Urban Us is developing ways to introduce this non-dilutive project finance capital in the early-stage, urban-tech ecosystem. By linking traditional venture capital with project finance, we can help startups scale faster with less dilution to the founders.
Through blockchain and the Internet of Things (IoT), the injection of project capital has become more possible than ever before.
First of all, start-ups need first customers when they get started. I think it’s all going to depend upon what the start-up is doing and who those first customers need to be. First, customers need to define the traction of a company at an early stage before they go back to the marketplace to get more capital.
For that reason, we like to break this question down into pieces and ask who those first customers you need are. Sometimes it’s just the first customers you can get.
‘Tackling the initial customer strategy first before scaling to other cities is really important.’
One then hopefully takes those use-cases into the investor community to describe what problem you’re solving and how you’ve already proven it with a few customers. That allows for some more significant capital for that start-up to scale on a more rapid basis, even though they may be dealing with governments, which we know have a slower sales cycle.
Tackling the initial customer strategy first before scaling to other cities is really important. For a venture investor, being able to decide on investing in one of these startups takes some real conviction of the technology’s potential, not the nature of the sales cycle. Many investors stay away from this space because of that.
One of the start-ups in our portfolio, CityMart, provides a network platform between city governments with hundreds of thousands of solutions tested all over the world. If you can see how other cities have solved problems, I think that helps scaling as well. It means you’re further up the learning curve.
Mobility is the one that everyone sees as the current arms race for venture capital, whether its autonomous vehicles, shared vehicles, or battery storage. Those three forces have really moved the wheel, no pun intended, on mobility. There’s more to come in that space.
‘Machine learning is a very powerful mechanism to help start-up technologies predict and test outcomes.’
To speak of the areas that are not focused on as much, there are many, but one is real estate tech and construction technologies. We have teams that use machine learning for all sorts of applications in construction, providing greater accuracy, speed and safety.
We see a lot of opportunity in shared living, better ways to build, experience and make things, including an expanded use of robotics. The impact of all of this is timely as more and more people come back into cities. You’re seeing more congestion, more density, and I think that solutions and the growing equity issues around mobility, living and health are really important.

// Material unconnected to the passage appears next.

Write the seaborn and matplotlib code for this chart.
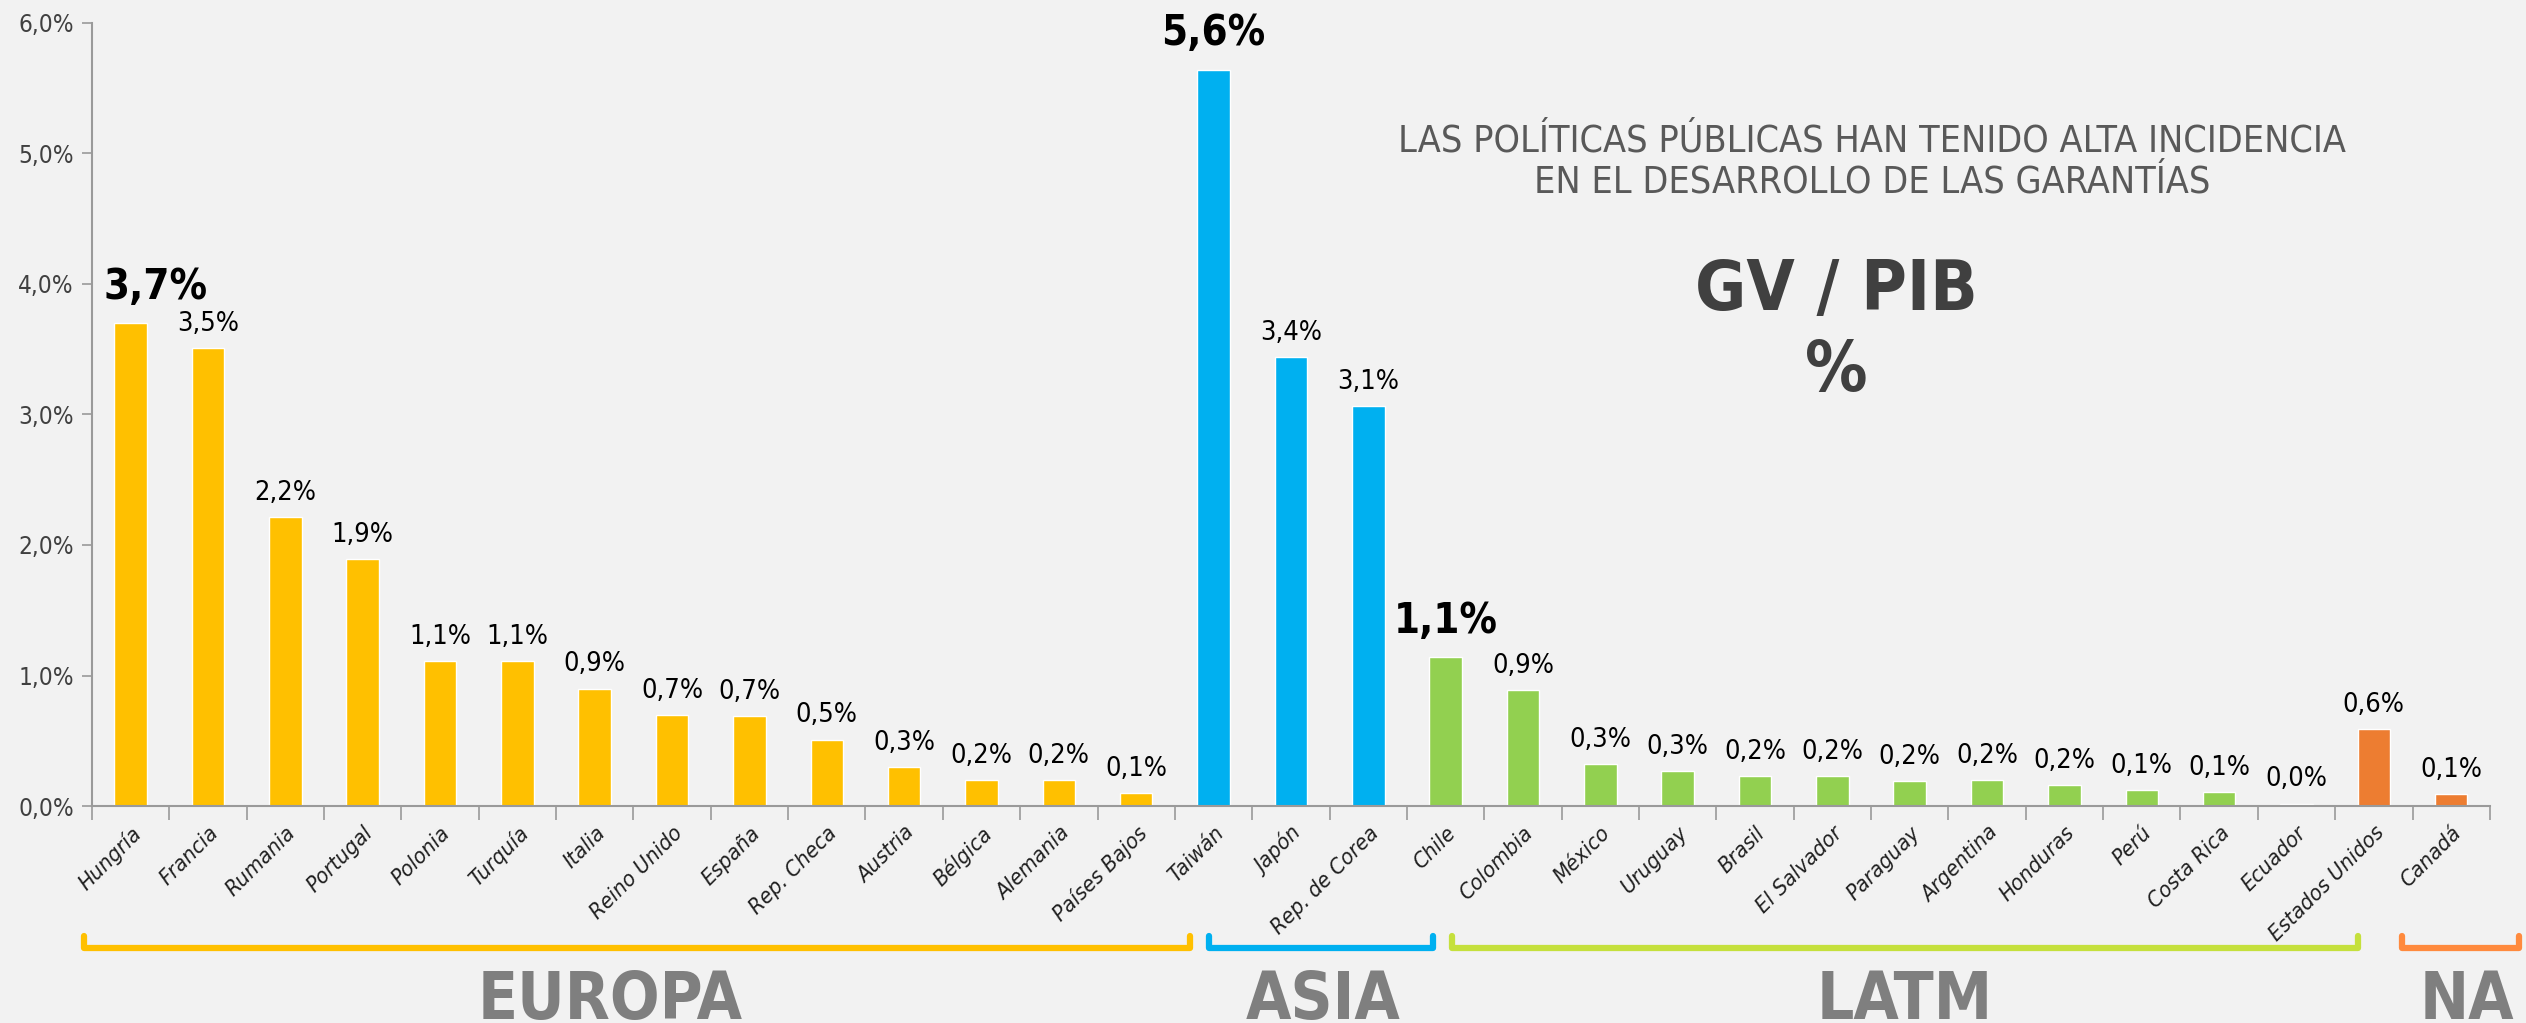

Technologies in waste and water are also really exciting to us. We are reviewing water technologies that can address problems in countries that are still building up their water infrastructure or have water shortage issues, such as Cape Town, South Africa.
Weaved into all of this, machine learning is a very powerful mechanism to help start-up technologies predict and test outcomes. We have cheap sensors that generate data that is now hard for humans to comprehend. Machine learning turns this data into predictions and these predictions can then be used to act in the real world–it could be where to send a car or an inspection team or moving an actuator to open a water valve.
All sectors we work in continue to generate more data and the primary beneficiaries are the teams who can use machine learning to turn this into action that helps with everything from efficiency to safety.